● **Dataset content**
__________________________________________________

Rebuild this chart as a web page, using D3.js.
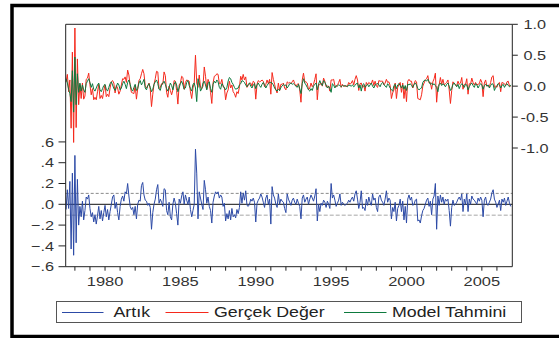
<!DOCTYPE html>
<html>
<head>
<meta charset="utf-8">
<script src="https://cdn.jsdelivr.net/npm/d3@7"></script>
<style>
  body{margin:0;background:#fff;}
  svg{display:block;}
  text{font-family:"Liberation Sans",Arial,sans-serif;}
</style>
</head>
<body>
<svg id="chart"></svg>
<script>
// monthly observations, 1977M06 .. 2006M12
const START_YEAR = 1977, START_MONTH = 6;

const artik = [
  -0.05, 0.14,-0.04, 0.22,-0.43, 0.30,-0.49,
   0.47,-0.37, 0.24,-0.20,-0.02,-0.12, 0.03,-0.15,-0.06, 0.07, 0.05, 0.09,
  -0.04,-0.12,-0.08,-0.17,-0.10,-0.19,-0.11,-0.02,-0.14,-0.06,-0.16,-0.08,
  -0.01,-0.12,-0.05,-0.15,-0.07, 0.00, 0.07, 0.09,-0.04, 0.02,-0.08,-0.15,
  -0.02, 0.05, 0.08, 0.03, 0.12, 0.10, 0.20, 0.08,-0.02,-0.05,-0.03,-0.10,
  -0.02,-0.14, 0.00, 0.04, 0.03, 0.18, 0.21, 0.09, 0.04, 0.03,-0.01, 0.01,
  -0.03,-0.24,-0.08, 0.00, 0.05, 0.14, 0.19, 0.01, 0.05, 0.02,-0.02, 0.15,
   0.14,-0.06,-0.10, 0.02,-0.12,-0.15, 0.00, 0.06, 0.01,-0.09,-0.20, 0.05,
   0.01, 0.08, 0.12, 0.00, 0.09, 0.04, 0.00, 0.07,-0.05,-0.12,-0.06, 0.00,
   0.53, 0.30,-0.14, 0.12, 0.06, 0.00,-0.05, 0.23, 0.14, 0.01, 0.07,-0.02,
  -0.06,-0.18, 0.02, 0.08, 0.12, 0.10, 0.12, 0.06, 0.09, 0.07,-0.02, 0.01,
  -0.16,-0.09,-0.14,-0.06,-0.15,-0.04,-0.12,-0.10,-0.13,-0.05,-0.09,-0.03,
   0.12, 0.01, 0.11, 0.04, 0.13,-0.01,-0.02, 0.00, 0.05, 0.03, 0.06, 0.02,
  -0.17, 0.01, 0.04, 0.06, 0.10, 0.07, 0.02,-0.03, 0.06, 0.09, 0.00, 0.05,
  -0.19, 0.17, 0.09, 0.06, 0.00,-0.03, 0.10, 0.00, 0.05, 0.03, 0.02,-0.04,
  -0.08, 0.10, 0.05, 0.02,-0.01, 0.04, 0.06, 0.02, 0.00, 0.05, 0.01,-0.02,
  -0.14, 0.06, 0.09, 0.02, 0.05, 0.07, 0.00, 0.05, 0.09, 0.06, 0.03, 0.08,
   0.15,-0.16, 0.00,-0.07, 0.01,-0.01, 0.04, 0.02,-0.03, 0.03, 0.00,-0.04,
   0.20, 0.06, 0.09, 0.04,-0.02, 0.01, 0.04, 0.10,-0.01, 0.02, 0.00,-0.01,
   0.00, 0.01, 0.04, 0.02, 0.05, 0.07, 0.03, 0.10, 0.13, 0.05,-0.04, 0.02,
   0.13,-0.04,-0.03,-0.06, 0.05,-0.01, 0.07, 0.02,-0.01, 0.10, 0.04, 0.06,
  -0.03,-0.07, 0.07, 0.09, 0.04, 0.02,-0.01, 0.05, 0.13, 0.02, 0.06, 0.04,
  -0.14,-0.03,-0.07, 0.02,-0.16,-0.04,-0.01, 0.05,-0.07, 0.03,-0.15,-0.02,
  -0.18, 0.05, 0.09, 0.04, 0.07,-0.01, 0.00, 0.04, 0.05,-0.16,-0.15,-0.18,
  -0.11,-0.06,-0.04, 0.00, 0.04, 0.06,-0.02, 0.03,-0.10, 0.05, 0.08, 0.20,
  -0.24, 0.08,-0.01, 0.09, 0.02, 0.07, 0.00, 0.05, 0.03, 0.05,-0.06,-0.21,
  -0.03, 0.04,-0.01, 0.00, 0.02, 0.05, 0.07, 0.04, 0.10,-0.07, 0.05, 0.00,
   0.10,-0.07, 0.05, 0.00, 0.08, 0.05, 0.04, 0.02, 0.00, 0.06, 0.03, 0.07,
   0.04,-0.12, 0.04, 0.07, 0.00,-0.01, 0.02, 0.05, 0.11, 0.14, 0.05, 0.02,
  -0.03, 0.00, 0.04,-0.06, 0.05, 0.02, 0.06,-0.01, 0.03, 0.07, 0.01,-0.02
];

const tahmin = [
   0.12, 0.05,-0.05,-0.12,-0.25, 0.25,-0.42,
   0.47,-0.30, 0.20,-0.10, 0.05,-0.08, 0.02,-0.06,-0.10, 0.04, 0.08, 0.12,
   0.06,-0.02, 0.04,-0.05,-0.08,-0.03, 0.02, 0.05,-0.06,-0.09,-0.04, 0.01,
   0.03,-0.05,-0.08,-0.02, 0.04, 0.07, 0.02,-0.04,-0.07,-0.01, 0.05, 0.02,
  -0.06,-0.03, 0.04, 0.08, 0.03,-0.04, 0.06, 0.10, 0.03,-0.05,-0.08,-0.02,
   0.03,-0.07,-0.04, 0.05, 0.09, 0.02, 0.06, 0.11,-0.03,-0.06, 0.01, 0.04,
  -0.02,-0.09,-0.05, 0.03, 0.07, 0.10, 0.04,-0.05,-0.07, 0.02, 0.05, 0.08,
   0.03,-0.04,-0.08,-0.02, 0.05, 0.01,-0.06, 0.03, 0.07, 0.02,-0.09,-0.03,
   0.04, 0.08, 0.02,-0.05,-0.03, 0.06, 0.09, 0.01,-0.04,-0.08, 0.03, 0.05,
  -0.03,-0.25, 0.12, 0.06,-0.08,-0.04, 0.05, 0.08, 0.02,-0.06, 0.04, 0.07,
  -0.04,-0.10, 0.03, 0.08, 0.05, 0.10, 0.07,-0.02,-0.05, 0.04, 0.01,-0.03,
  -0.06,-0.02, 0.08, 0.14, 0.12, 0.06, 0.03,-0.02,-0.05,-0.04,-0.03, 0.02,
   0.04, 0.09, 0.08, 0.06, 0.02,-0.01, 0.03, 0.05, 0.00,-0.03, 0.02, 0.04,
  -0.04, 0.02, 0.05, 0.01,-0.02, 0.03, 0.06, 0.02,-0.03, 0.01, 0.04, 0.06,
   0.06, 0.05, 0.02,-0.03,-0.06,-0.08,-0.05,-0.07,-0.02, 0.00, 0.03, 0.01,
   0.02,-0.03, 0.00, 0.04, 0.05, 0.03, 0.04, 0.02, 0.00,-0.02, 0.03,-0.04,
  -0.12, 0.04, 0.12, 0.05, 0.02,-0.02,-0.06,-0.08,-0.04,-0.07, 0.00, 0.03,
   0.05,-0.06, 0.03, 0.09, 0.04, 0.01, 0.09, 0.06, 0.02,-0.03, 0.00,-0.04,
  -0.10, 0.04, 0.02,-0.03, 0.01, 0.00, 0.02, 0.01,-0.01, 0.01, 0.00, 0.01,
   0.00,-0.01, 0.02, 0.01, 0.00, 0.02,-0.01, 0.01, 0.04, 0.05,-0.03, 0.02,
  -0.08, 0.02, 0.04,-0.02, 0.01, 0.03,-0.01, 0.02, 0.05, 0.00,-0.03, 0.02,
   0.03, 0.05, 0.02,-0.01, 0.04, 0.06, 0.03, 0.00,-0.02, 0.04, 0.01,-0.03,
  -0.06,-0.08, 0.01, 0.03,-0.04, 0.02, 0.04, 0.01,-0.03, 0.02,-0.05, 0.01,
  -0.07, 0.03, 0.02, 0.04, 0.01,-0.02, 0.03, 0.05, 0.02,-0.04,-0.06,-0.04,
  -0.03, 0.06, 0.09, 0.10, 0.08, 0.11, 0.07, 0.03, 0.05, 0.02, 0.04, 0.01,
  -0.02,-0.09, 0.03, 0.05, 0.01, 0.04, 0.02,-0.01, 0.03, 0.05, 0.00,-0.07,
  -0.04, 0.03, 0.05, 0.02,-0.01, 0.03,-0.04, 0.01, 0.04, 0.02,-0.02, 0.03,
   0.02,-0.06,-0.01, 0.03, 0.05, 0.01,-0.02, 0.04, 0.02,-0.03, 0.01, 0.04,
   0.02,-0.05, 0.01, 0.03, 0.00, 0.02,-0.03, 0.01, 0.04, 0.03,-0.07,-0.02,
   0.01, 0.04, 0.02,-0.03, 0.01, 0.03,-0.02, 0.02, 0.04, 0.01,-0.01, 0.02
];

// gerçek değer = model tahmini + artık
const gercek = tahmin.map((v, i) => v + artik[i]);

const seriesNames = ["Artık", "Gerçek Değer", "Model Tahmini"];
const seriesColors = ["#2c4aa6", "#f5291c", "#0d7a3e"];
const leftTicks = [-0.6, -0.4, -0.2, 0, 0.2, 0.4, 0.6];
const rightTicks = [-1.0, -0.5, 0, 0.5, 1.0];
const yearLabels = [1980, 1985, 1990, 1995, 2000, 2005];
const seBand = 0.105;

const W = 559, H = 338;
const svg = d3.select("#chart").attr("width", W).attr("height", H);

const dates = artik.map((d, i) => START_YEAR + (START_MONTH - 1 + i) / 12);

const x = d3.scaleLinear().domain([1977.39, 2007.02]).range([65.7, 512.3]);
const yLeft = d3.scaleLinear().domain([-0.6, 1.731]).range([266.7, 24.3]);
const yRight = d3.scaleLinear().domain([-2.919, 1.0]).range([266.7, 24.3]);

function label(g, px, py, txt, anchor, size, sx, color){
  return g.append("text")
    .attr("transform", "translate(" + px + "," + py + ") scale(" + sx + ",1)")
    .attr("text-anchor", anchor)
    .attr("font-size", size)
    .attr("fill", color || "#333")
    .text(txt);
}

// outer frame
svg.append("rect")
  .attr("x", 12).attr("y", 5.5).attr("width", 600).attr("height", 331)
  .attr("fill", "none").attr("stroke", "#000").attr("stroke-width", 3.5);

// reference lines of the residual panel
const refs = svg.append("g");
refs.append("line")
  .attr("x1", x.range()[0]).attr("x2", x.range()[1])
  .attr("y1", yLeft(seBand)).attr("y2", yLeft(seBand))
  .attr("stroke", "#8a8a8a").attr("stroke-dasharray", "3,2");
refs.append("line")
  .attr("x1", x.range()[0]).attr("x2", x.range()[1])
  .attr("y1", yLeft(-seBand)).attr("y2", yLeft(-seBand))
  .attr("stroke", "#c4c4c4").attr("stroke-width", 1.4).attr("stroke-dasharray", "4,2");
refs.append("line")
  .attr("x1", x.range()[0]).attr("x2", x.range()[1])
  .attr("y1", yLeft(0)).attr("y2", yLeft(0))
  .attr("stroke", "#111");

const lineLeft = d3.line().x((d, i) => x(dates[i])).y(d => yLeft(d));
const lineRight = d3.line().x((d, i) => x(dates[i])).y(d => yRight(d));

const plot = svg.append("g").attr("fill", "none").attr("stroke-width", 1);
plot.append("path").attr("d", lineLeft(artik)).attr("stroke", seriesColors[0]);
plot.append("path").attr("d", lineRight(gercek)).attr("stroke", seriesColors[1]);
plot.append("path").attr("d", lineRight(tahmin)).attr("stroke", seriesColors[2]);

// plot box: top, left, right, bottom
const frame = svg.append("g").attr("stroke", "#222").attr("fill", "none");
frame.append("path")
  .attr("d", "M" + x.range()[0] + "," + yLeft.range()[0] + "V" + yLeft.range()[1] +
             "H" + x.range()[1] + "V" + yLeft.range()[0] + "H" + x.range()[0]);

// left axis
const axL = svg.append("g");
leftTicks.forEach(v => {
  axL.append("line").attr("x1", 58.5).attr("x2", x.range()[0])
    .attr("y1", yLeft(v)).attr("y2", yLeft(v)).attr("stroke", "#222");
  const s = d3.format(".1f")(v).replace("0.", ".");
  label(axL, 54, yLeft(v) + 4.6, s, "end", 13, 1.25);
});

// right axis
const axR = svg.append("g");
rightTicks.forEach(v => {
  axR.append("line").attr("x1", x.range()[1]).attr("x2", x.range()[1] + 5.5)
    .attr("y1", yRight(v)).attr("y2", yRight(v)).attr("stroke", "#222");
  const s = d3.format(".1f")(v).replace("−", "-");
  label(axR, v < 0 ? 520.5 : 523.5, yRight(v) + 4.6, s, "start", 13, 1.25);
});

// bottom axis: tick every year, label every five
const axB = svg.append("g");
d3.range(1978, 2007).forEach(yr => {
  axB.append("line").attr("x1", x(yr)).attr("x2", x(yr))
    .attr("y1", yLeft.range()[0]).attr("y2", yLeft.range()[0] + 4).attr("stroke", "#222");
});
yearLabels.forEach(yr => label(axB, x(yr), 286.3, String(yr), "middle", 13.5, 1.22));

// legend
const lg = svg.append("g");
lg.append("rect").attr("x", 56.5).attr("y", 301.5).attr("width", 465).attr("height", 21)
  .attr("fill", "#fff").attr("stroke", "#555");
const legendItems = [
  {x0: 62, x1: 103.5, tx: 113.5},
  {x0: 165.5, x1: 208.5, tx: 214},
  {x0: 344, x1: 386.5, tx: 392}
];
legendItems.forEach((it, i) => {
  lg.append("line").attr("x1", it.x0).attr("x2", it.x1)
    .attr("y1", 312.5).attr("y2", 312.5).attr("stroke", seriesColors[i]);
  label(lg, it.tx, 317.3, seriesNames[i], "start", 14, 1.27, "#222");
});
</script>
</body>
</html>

__________________________________________________

● **Directions for this task**
Set down again, exactly, the lines of the material above from its first line to the one with "const START_YEAR = 1977, START_MONTH = 6;", inclusive. Leave the pictures out.

● **Response**
Rebuild this chart as a web page, using D3.js.
<!DOCTYPE html>
<html>
<head>
<meta charset="utf-8">
<script src="https://cdn.jsdelivr.net/npm/d3@7"></script>
<style>
  body{margin:0;background:#fff;}
  svg{display:block;}
  text{font-family:"Liberation Sans",Arial,sans-serif;}
</style>
</head>
<body>
<svg id="chart"></svg>
<script>
// monthly observations, 1977M06 .. 2006M12
const START_YEAR = 1977, START_MONTH = 6;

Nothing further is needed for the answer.